He added that “the work promises to guide the design of new therapies for the 7.5 million Americans who have trouble using their voices, including those with apraxia, trouble planning speech movements, and aphasia, difficulty processing language, which can accompany conditions like autism or result from trauma caused by a stroke.”
For years, researchers tried to link speech functions to brain circuits using electroencephalograms or EEG, which places electrodes on the scalp. Such devices measure quick swings in electrical signals seen as large groups of nerve cells “fire” to transmit electrical signals.
But EEG could not pinpoint the location of nerve circuits with enough resolution, and functional magnetic resonance -- another commonly used technology -- was not fast enough to capture activity patterns related to the conversational planning of replies, said the study authors.
These non-invasive methods leave a critical blind spot in the field’s ability to track what the brain does during everyday conversation, say the authors.
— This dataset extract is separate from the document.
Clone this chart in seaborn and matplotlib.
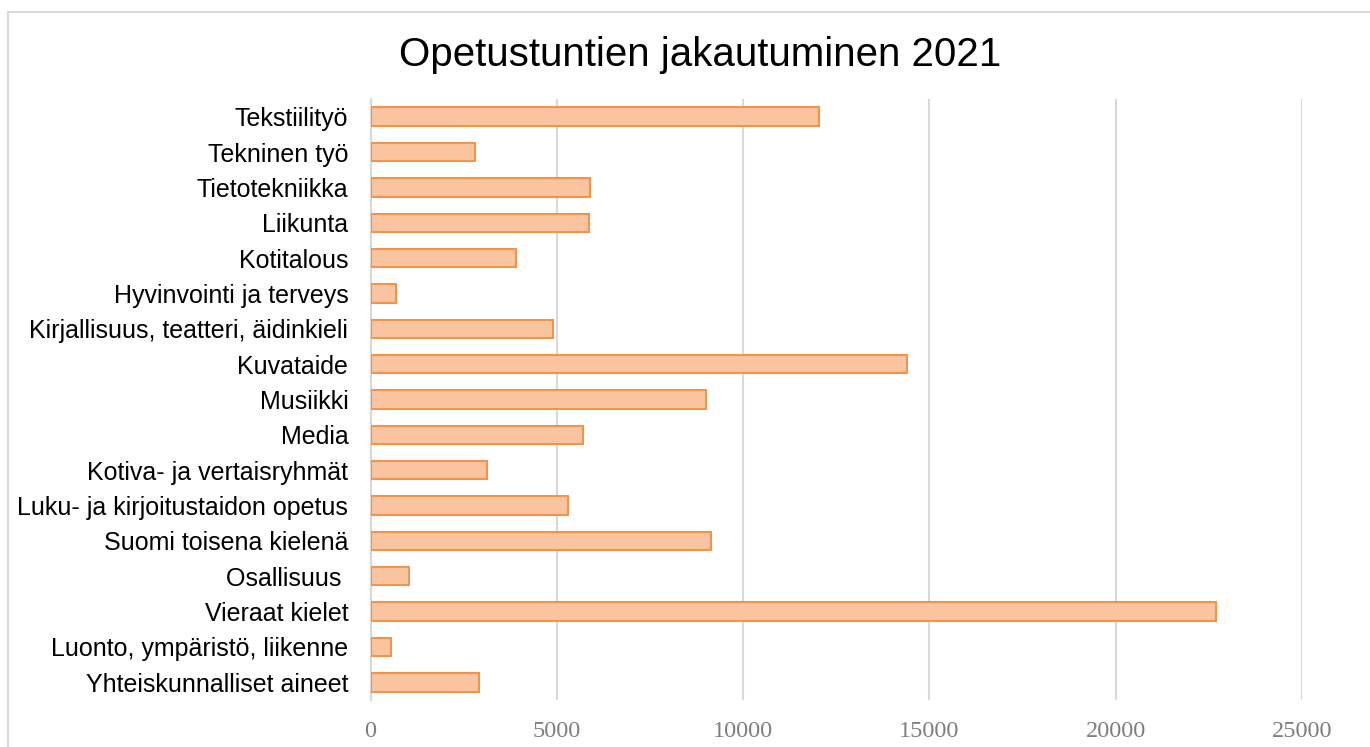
import matplotlib
matplotlib.use("Agg")
import matplotlib.pyplot as plt
import seaborn as sns
import pandas as pd
from matplotlib.patches import Rectangle

categories = [
    "Tekstiilityö", "Tekninen työ", "Tietotekniikka", "Liikunta", "Kotitalous",
    "Hyvinvointi ja terveys", "Kirjallisuus, teatteri, äidinkieli", "Kuvataide",
    "Musiikki", "Media", "Kotiva- ja vertaisryhmät",
    "Luku- ja kirjoitustaidon opetus", "Suomi toisena kielenä", "Osallisuus ",
    "Vieraat kielet", "Luonto, ympäristö, liikenne", "Yhteiskunnalliset aineet",
]
hours = [12050, 2800, 5900, 5860, 3900, 680, 4900, 14400, 9000, 5700, 3120,
         5300, 9150, 1030, 22700, 550, 2900]
xticks = [0, 5000, 10000, 15000, 20000, 25000]
title = "Opetustuntien jakautuminen 2021"

df = pd.DataFrame({"cat": categories, "val": hours})

sns.set_theme(style="white")
plt.rcParams["font.family"] = ["Liberation Sans", "DejaVu Sans"]

W, H = 1370, 747
fig = plt.figure(figsize=(W / 100, H / 100), dpi=100)
ax = fig.add_axes([370.5 / W, 1 - 700 / H, (1302 - 370.5) / W, (700 - 99) / H])

sns.barplot(data=df, x="val", y="cat", orient="h", ax=ax, color="#FBC4A0",
            saturation=1, edgecolor="#F29449", linewidth=1.5, width=0.52,
            zorder=3)

ax.set_xlim(0, 25000)
ax.set_xticks(xticks)
ax.set_xticklabels([str(t) for t in xticks], family="Liberation Serif",
                   fontsize=17.5, color="#7F7F7F")
ax.tick_params(axis="x", length=0, pad=15)
ax.tick_params(axis="y", length=0, pad=16, labelsize=18, labelcolor="black")
ax.set_xlabel("")
ax.set_ylabel("")
ax.grid(axis="x", color="#D9D9D9", linewidth=1.5, zorder=0)
ax.grid(axis="y", visible=False)
for s in ["top", "right", "bottom"]:
    ax.spines[s].set_visible(False)
ax.spines["left"].set_color("#D9D9D9")
ax.spines["left"].set_linewidth(1.5)

fig.text(700 / W, 1 - 55 / H, title, ha="center", va="center", fontsize=29,
         color="black")

fig.patches.append(Rectangle((8 / W, -0.1), 2, 1 - 12 / H + 0.1,
                             transform=fig.transFigure, fill=False,
                             edgecolor="#D9D9D9", linewidth=1.5))

fig.savefig("out.png", dpi=100, facecolor="white")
Another technology, electrocorticography (ECoG), overcomes these barriers by placing electrodes not on the scalp, but directly on the surface of the brain. Fast, precise ECoG measurements revealed that the brain achieves natural conversation by combining perception of what is heard, the planning of a reply, and the production of the sounds (articulation) that make up words.
While other ECoG studies have determined the networks related to perception and production, the current study is the first to capture brain activity during the reply planning phase between them, which has been the hardest to study, said the authors.
“Researchers can talk to patients and watch the activity of brain circuits as they talk or listen, but planning has no physical correlate,” said Long.
“When we combined ECoG measures with a technique that asks patients structured questions, we exposed an underlying planning network,” Long added.
To conduct the study, the research team placed electrodes on the brain surfaces of patients during surgeries that were underway to remove either a tumour or brain tissue causing epileptic seizures. In both cases, surgeons place patients under only local anaesthesia initially so they can determine the brain regions that are active as patients talk, thus averting damage to the patient’s speech centres.
Researchers placed arrays of ECoG electrodes on the language-dominant left brain hemispheres of eight patient volunteers. Next, they measured planning responses using a paradigm developed by another lab called the critical information (CI) task, which was designed to control the timing of planning. In each block of questions, a changing keyword, the CI, determines when reply planning starts so brain activity can be tracked in that time window
1. The opposite of soft is what common word?
2. The opposite of hot is what common word?
By changing each question’s wording to present earlier or later key information needed to start the planning of an answer -- the researchers were able to distinguish brain activity related to planning from perception and production. Importantly, the majority of cortical responses were related to only one of these three speech processes, showing that the networks were largely separate for each function.
In addition, the researchers found that 95.5 per cent of planning electrodes were clustered in a spatially distinct region of the brain, with most planning electrodes centred in the caudal inferior frontal gyrus (cIFG) and the caudal middle frontal gyrus (cMFG). While cIFG, commonly known as “Broca’s region,” has long been known to be important for language, a role for cMFG had not been previously been established.
Furthermore, the team found that the planning network identified with the CI task is also active when patients are preparing to speak during natural, unscripted conversations. After patients finished answering the structured questions, researchers engaged them in several minutes of casual back-and-forth conversation, during which the same patterns related to perception, planning, and speaking appeared in the patient’s brain activity.
“This study provides a first description of the specific brain mechanisms that generate language as we speak in natural, everyday contexts,” said Gregg Castellucci, PhD, a postdoctoral fellow in Long’s lab.
“Crucially, the brain mapping we found using simple, controlled tasks held up in tests of natural human behaviour,” he added.
Along with Long and Castellucci, study authors were Christopher Kovach, Matthew Howard III, and Jeremy Greenlee, of the Department of Neurosurgery at the University of Iowa. Funding was provided by National Institute of Health grants R01 NS113071 and R01 DC015260, as well as by the Simons Collaboration on the Global Brain.